In other words, intuition is only as strong as the experiences and knowledge that have built it up. I can trust my intuition about whether I would be happy and successful in a job (even though the pros/cons list might seem in favor of a different choice) because I’ve had enough previous experience to know what a bad fit feels like and have gathered enough conscious and subconscious information about the current option.

I’ve also taken the time to get to know my intuition and what my pitfalls might be. I know that I’m more likely to trust people I shouldn’t trust if I make a connection with them when I’m tipsy. I know that even well-intentioned people can set off my internal alarm if they touch my arm without permission.

But my intuition is still growing. It grows the more that I exercise it. It grows when I make a mistake and learn through failure. It grows when I gather new intellectual information and practice allowing it to work with my left brain.

I have come to believe that the true key to wisdom is recognizing that both emotions and logic have an important role to play—that gathering external information and testing hypotheses is just as important as listening to your own internal guidance and learning from introspection.

Too much rationality, and you get someone devoid of making a healthy decision because they either can’t gauge their own relationship with the choice or can’t understand the impact it might have on others. The loss of empathy is often also a loss of connection to one’s own emotions.

Too much emotionality, on the other hand, and you get a person buffeted about by whims and impulses of the moment, unable to think long-term, or overwhelmed beyond reason.

It is in the balance of the two that you find wisdom and true knowledge.

Balancing Resistance: Yin and Yang

I’ve been becoming more conscious of the fact that I organize much of my thinking along the lines of yin and yang and the concept of balancing duality. As I explore my own developing concept of counseling, human nature, etc., I find myself continuously walking the line “between.”

When I cringe at positive psychology, it’s not because I think it’s wrong or ineffective to focus on resiliency, what’s going well, strengths, etc.

People need positive goals towards which to work. Whether in personal growth, activism, or career development, if all one ever does is fight against what isn’t desired, burnout is inevitable. There will always be more to fight against, to change, to reject.

Merely pushing away from what isn’t wanted leaves a person directionless, often flying from one unwanted to another without direction or purpose.

Thus, defining where one wants to end up is essential. Have uplifting goals is necessary for renewing energy and fostering hope.

That being said, I find it equally unhealthy to eschew the negative. Resiliency doesn’t exist as a concept without its shadow side. Personal growth is more often the result of grappling with the shit life throws out.

And of course, ignoring the shadow doesn’t make them go away. More often than not, suppressing the shadow forces it to fester and grow stronger. Eventually it will demand attention one way or another.

So often, positive and negative seem to be pitted against each other, as though one has to win over the other, but such a dichotomy always leaves something lacking.

The yin needs the yang in order to be complete.
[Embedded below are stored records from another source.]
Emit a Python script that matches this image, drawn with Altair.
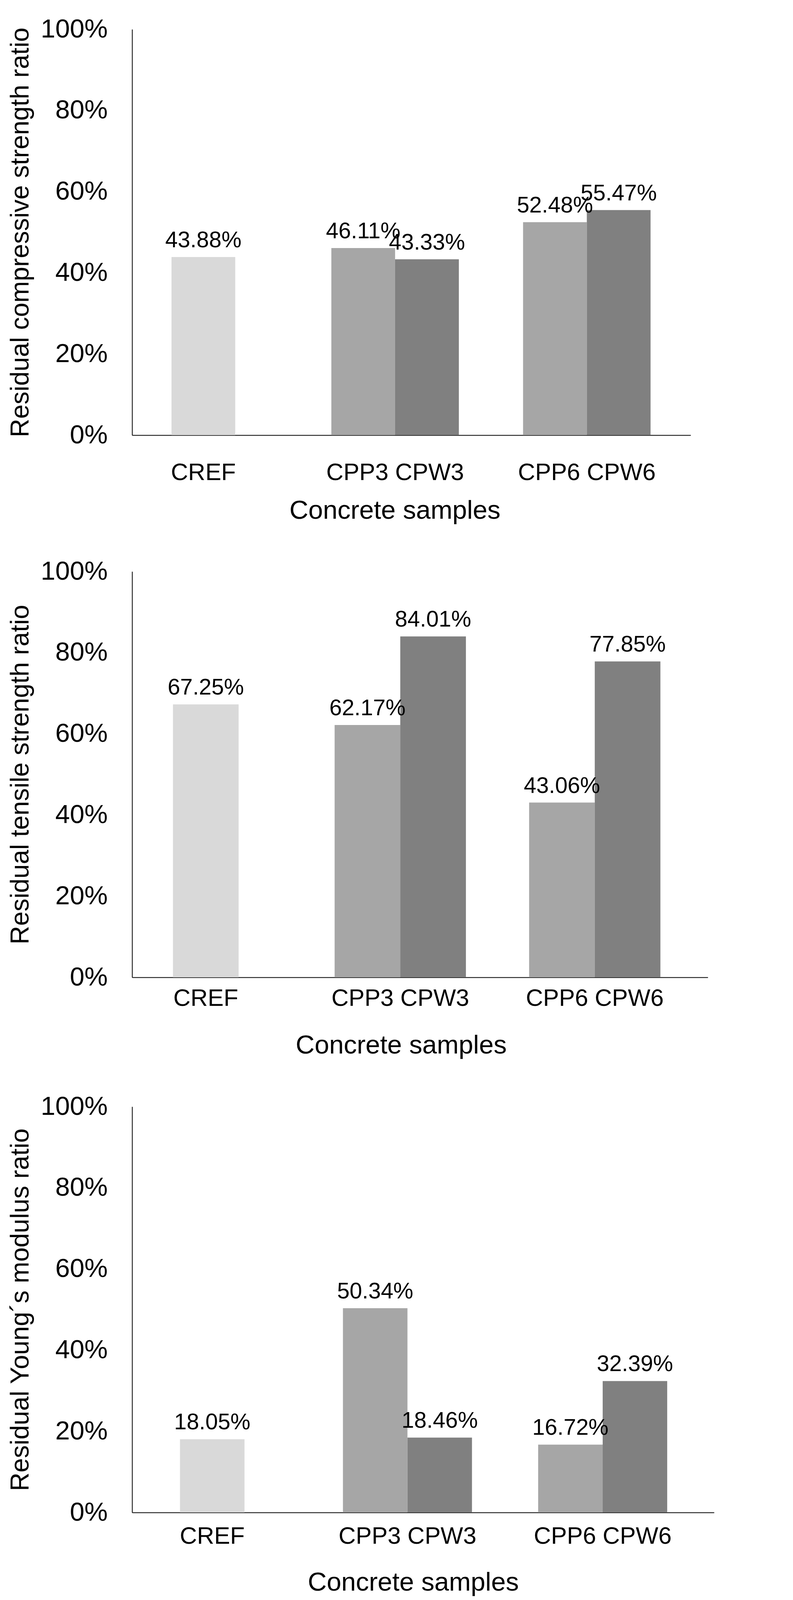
import altair as alt
import pandas as pd

# ---- data ----
groups = ["CREF", "CPP3 CPW3", "CPP6 CPW6"]
samples = ["CREF", "CPP3", "CPW3", "CPP6", "CPW6"]
sample_groups = ["CREF", "CPP3 CPW3", "CPP3 CPW3", "CPP6 CPW6", "CPP6 CPW6"]
series = ["REF", "PP", "PW", "PP", "PW"]
compressive = [43.88, 46.11, 43.33, 52.48, 55.47]
tensile = [67.25, 62.17, 84.01, 43.06, 77.85]
young = [18.05, 50.34, 18.46, 16.72, 32.39]
y_ticks = [0, 0.2, 0.4, 0.6, 0.8, 1.0]
series_names = ["REF", "PP", "PW"]
series_colors = ["#d9d9d9", "#a6a6a6", "#808080"]

FONT = "Liberation Sans"


def panel(values, ytitle, width, pin, pout, align, xlp, xtp, xtitle_x):
    df = pd.DataFrame({
        "group": sample_groups,
        "sample": samples,
        "series": series,
        "value": [v / 100 for v in values],
    })
    xscale = alt.Scale(domain=groups, paddingInner=pin, paddingOuter=pout, align=align)
    x = alt.X(
        "group:N", scale=xscale, title="Concrete samples",
        axis=alt.Axis(labelAngle=0, labelFontSize=61, labelPadding=xlp, titlePadding=xtp,
                      titleFontSize=67, ticks=False, tickSize=0, domainColor="black",
                      domainWidth=2, labelLimit=2000, labelOverlap=False, labelColor="black",
                      titleColor="black", titleFontWeight="normal", labelFont=FONT,
                      titleFont=FONT, grid=False, titleX=xtitle_x),
    )
    y = alt.Y(
        "value:Q", scale=alt.Scale(domain=[0, 1], nice=False), title=ytitle,
        axis=alt.Axis(values=y_ticks, format=".0%", labelFontSize=67, labelPadding=63,
                      titlePadding=52, titleFontSize=66, ticks=False, tickSize=0,
                      grid=False, domainColor="black", domainWidth=2, labelLimit=2000,
                      labelColor="black", titleColor="black", titleFontWeight="normal",
                      labelFont=FONT, titleFont=FONT),
    )
    col = alt.Color("series:N", scale=alt.Scale(domain=series_names, range=series_colors),
                    legend=None)
    xoff = alt.XOffset("series:N", scale=alt.Scale(domain=["PP", "PW"]))
    txt = alt.Text("value:Q", format=".2%")

    base = alt.Chart(df)
    ref = base.transform_filter(alt.datum.series == "REF")
    pair = base.transform_filter(alt.datum.series != "REF")

    ref_bar = ref.mark_bar(width={"band": 0.5}).encode(x=x, y=y, color=col)
    pair_bar = pair.mark_bar().encode(x=x, xOffset=xoff, y=y, color=col)
    ref_txt = ref.mark_text(fontSize=57.5, font=FONT, dy=-25, baseline="alphabetic",
                            color="black").encode(x=x, y=y, text=txt)
    pair_txt = pair.mark_text(fontSize=57.5, font=FONT, dy=-25, baseline="alphabetic",
                              color="black").encode(x=x, xOffset=xoff, y=y, text=txt)
    return alt.layer(ref_bar, pair_bar, ref_txt, pair_txt).properties(width=width, height=1039)


p1 = panel(compressive, "Residual compressive strength ratio", 1429, 0.335, 0.124, 0.158, 66, 34, 672)
p2 = panel(tensile, "Residual tensile strength ratio", 1473, 0.325, 0.1425, 0.145, 24, 57.5, 688)
p3 = panel(young, "Residual Young\u00b4s modulus ratio", 1489, 0.339, 0.16, 0.25, 31.5, 55, 719)

chart = (
    alt.vconcat(p1, p2, p3, spacing=89)
    .resolve_scale(x="independent", xOffset="independent", color="independent")
    .properties(padding={"left": 10, "top": 33, "right": 9, "bottom": 9})
    .configure(font=FONT)
    .configure_view(strokeWidth=0, stroke=None)
)

chart.save("out.html", embed_options={"renderer": "svg", "actions": False})
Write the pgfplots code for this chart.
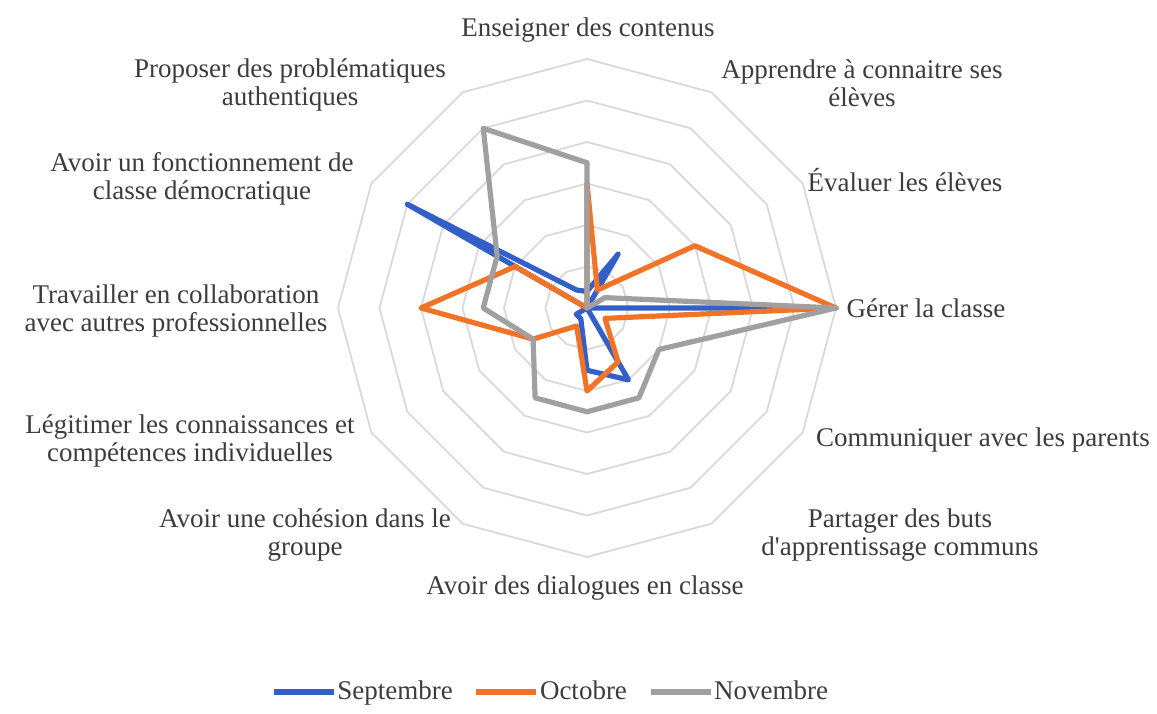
\documentclass[border=0pt]{standalone}
\usepackage{fontspec}
\setmainfont{Liberation Serif}
\usepackage{pgfplots}
\pgfplotsset{compat=1.18}
\definecolor{sepc}{RGB}{50,95,200}
\definecolor{octc}{RGB}{240,115,40}
\definecolor{novc}{RGB}{160,160,160}
\definecolor{ringc}{RGB}{217,217,217}
\definecolor{txtc}{RGB}{60,60,60}
\begin{document}
\begin{tikzpicture}
\useasboundingbox (0pt,0pt) rectangle (578.5pt,-356.5pt);
\begin{axis}[
  at={(293.5pt,-154pt)}, anchor=center,
  scale only axis, width=249pt, height=249pt,
  xmin=-6, xmax=6, ymin=-6, ymax=6,
  hide axis, clip=false,
  legend style={draw=none, fill=none, at={(0.426,-0.271)}, anchor=center,
    legend columns=3, font=\fontsize{13.5}{14}\selectfont, text=txtc,
    /tikz/every even column/.append style={column sep=10pt},
    nodes={inner sep=0.5pt}},
  legend image code/.code={\draw[#1,line cap=butt] (0pt,0pt) -- (30pt,0pt);},
]
\pgfplotsinvokeforeach{1,...,6}{
  \addplot[ringc, line width=0.9pt, data cs=polar, forget plot] coordinates
    {(90,#1)(60,#1)(30,#1)(0,#1)(-30,#1)(-60,#1)(-90,#1)(-120,#1)(-150,#1)(180,#1)(150,#1)(120,#1)(90,#1)};
}
\addplot[sepc, line width=2.6pt, line join=round, line cap=round, data cs=polar] coordinates
  {(90,0.4)(60,1.5)(30,0)(0,6)(-30,0)(-60,2)(-90,1.5)(-120,0.3)(-150,0.3)(180,0)(150,5)(120,0.5)(90,0.4)};
\addplot[octc, line width=2.6pt, line join=round, line cap=round, data cs=polar] coordinates
  {(90,3)(60,0.5)(30,3)(0,6)(-30,0.5)(-60,1.5)(-90,2)(-120,0.5)(-150,1.5)(180,4)(150,2)(120,0)(90,3)};
\addplot[novc, line width=2.6pt, line join=round, line cap=round, data cs=polar] coordinates
  {(90,3.5)(60,0)(30,0.5)(0,6)(-30,2)(-60,2.5)(-90,2.5)(-120,2.5)(-150,1.5)(180,2.5)(150,2.5)(120,5)(90,3.5)};
\legend{Septembre, Octobre, Novembre}
\end{axis}
\begin{scope}[every node/.style={align=center, text=txtc, inner sep=0pt, font=\fontsize{13.5}{14}\selectfont}]
\node at (294pt,-15pt) {Enseigner des contenus};
\node at (431pt,-41.5pt) {Apprendre à connaitre ses\\élèves};
\node at (452.5pt,-90pt) {Évaluer les élèves};
\node at (463pt,-154pt) {Gérer la classe};
\node at (491.5pt,-220pt) {Communiquer avec les parents};
\node at (450pt,-267.5pt) {Partager des buts\\d\textquotesingle apprentissage communs};
\node at (292.5pt,-294pt) {Avoir des dialogues en classe};
\node at (152.5pt,-267.5pt) {Avoir une cohésion dans le\\groupe};
\node at (95pt,-220.5pt) {Légitimer les connaissances et\\compétences individuelles};
\node at (88pt,-155.5pt) {Travailler en collaboration\\avec autres professionnelles};
\node at (101pt,-89.5pt) {Avoir un fonctionnement de\\classe démocratique};
\node at (145pt,-42.5pt) {Proposer des problématiques\\authentiques};
\end{scope}
\end{tikzpicture}
\end{document}
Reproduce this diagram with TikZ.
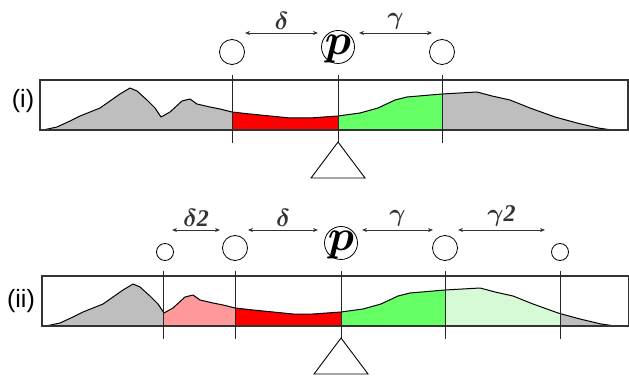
\documentclass[tikz,border=0pt]{standalone}
\usepackage{fontspec}
\usepackage{bm}
\usepackage{graphicx}
\setmainfont{Liberation Serif}
\setsansfont{Liberation Sans}
\usetikzlibrary{arrows.meta,positioning}
\definecolor{hillgray}{RGB}{190,190,190}
\definecolor{lossred}{RGB}{255,0,0}
\definecolor{losspink}{RGB}{255,153,153}
\definecolor{gaingreen}{RGB}{102,255,102}
\definecolor{gainpale}{RGB}{214,250,214}
\tikzset{
  panelbox/.style={draw=black!80, line width=1.1pt},
  ridge/.style={draw=black, line width=1pt, line join=round},
  marker/.style={draw=black!85, line width=0.9pt},
  stone/.style={circle, draw=black, line width=0.8pt, inner sep=0pt,
    minimum size=25pt},
  pebble/.style={stone, minimum size=17pt},
  pivot/.style={stone, minimum size=33pt},
  pivlbl/.style={inner sep=0pt, font=\fontsize{24}{24}\selectfont},
  span/.style={{Stealth[length=5pt,width=4pt]}-{Stealth[length=5pt,width=4pt]},
    line width=0.7pt, black!80},
  spanlbl/.style={font=\fontsize{24}{24}\selectfont, inner sep=1pt},
  rowlbl/.style={font=\sffamily\fontsize{25}{25}\selectfont},
  fulcrum/.style={draw=black, line width=0.9pt, fill=white},
}
\newcommand{\ridgepath}{(43,130) -- (57,127) -- (70,121) -- (80,116)
  -- (100,108) -- (110,101) -- (120,94) -- (130,88) -- (137,91)
  -- (147,100) -- (155,108) -- (161,117) -- (170,112) -- (182,101)
  -- (190,99) -- (197,104) -- (210,107) -- (220,109) -- (232,112)
  -- (250,114) -- (270,116) -- (290,118) -- (310,118) -- (338,116)
  -- (360,113) -- (378,108) -- (395,100) -- (407,97) -- (442,94)
  -- (477,92) -- (492,96) -- (510,100) -- (530,108) -- (555,117)
  -- (577,123) -- (598,128) -- (612,130)}
\newcommand{\band}[3]{%
  \begin{scope}
    \clip (#1,60) rectangle (#2,140);
    \fill[#3] \ridgepath -- cycle;
  \end{scope}
}
\newcommand{\bsym}[1]{$\bm{#1}$}
\newcommand{\bigp}{\scalebox{1.75}{\bsym{p}}}
\newcommand{\two}{\textbf{\textit{2}}}

\begin{document}
\begin{tikzpicture}[x=1pt, y=-1pt]
\useasboundingbox (0,0) rectangle (629,379);

%% ── Panel (i) ────────────────────────────────────────────────────────────
\band{0}{232}{hillgray}
\band{232}{338}{lossred}
\band{338}{442}{gaingreen}
\band{442}{629}{hillgray}
\draw[ridge] \ridgepath;
\draw[panelbox] (40,80) rectangle (628,130);
\node[rowlbl] (rowi) at (23,101) {(i)};

\node[stone] (lefti)  at (232,52) {};
\node[pivot] (pivi)   at (338,47) {};
\node[pivlbl] (pi) at ([yshift=-2pt]pivi.center) {\bigp};
\node[stone] (righti) at (442,52) {};

\coordinate (dai) at (245,33);  \coordinate (dbi) at (318,33);
\coordinate (gai) at (359,33);  \coordinate (gbi) at (432,33);
\draw[span] (dai) -- node[spanlbl, above=2pt] (deli) {\bsym{\delta}} (dbi);
\draw[span] (gai) -- node[spanlbl, above=2pt] (gami) {\bsym{\gamma}} (gbi);

\draw[marker] (232,75) -- (232,143);
\draw[marker] (442,75) -- (442,143);
\coordinate (topi) at (338,142);
\draw[marker] (338,75) -- (topi);
\draw[fulcrum] (topi) -- ++(-27,36) -- ++(54,0) -- cycle;

%% ── Panel (ii) ───────────────────────────────────────────────────────────
\begin{scope}[shift={(3,196)}]
  \band{0}{160}{hillgray}
  \band{160}{232}{losspink}
  \band{232}{338}{lossred}
  \band{338}{442}{gaingreen}
  \band{442}{557}{gainpale}
  \band{557}{629}{hillgray}
  \draw[ridge] \ridgepath;
  \draw[panelbox] (39,80) rectangle (626,130);

  \node[pebble] (farlii) at (162,56) {};
  \node[stone]  (leftii) at (232,52) {};
  \node[pivot]  (pivii)  at (338,47) {};
  \node[pivlbl] (pii) at ([yshift=-2pt]pivii.center) {\bigp};
  \node[stone]  (rightii) at (442,52) {};
  \node[pebble] (farrii) at (557,56) {};

  \coordinate (eaii) at (169,34); \coordinate (ebii) at (217,34);
  \coordinate (daii) at (245,34); \coordinate (dbii) at (315,34);
  \coordinate (gaii) at (359,34); \coordinate (gbii) at (430,34);
  \coordinate (haii) at (455,34); \coordinate (hbii) at (542,34);
  \draw[span] (eaii) -- node[spanlbl, above=2pt] (del2) {\bsym{\delta}\two} (ebii);
  \draw[span] (daii) -- node[spanlbl, above=2pt] (delii) {\bsym{\delta}} (dbii);
  \draw[span] (gaii) -- node[spanlbl, above=2pt] (gamii) {\bsym{\gamma}} (gbii);
  \draw[span] (haii) -- node[spanlbl, above=2pt] (gam2) {\bsym{\gamma}\two} (hbii);

  \draw[marker] (160,75) -- (160,143);
  \draw[marker] (232,75) -- (232,143);
  \draw[marker] (442,75) -- (442,143);
  \draw[marker] (557,75) -- (557,143);
  \coordinate (topii) at (338,142);
  \draw[marker] (338,75) -- (topii);
  \draw[fulcrum] (topii) -- ++(-27,36) -- ++(54,0) -- cycle;
\end{scope}
\node[rowlbl] (rowii) at (21,301) {(ii)};

\end{tikzpicture}
\end{document}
Of course, I’ve heard the yin yang symbol explained in terms of embattlement—that the dark and light are warring against each other, with the implication that one or the other wants to win. However, I find it far more intriguing to consider that the light and dark battle each other in an attempt to achieve balance.

Rather than the symbol being a representation of some cosmic arm-wrestling match, I think of it as a cosmic acrobatic performance. The resistance of each helps the other.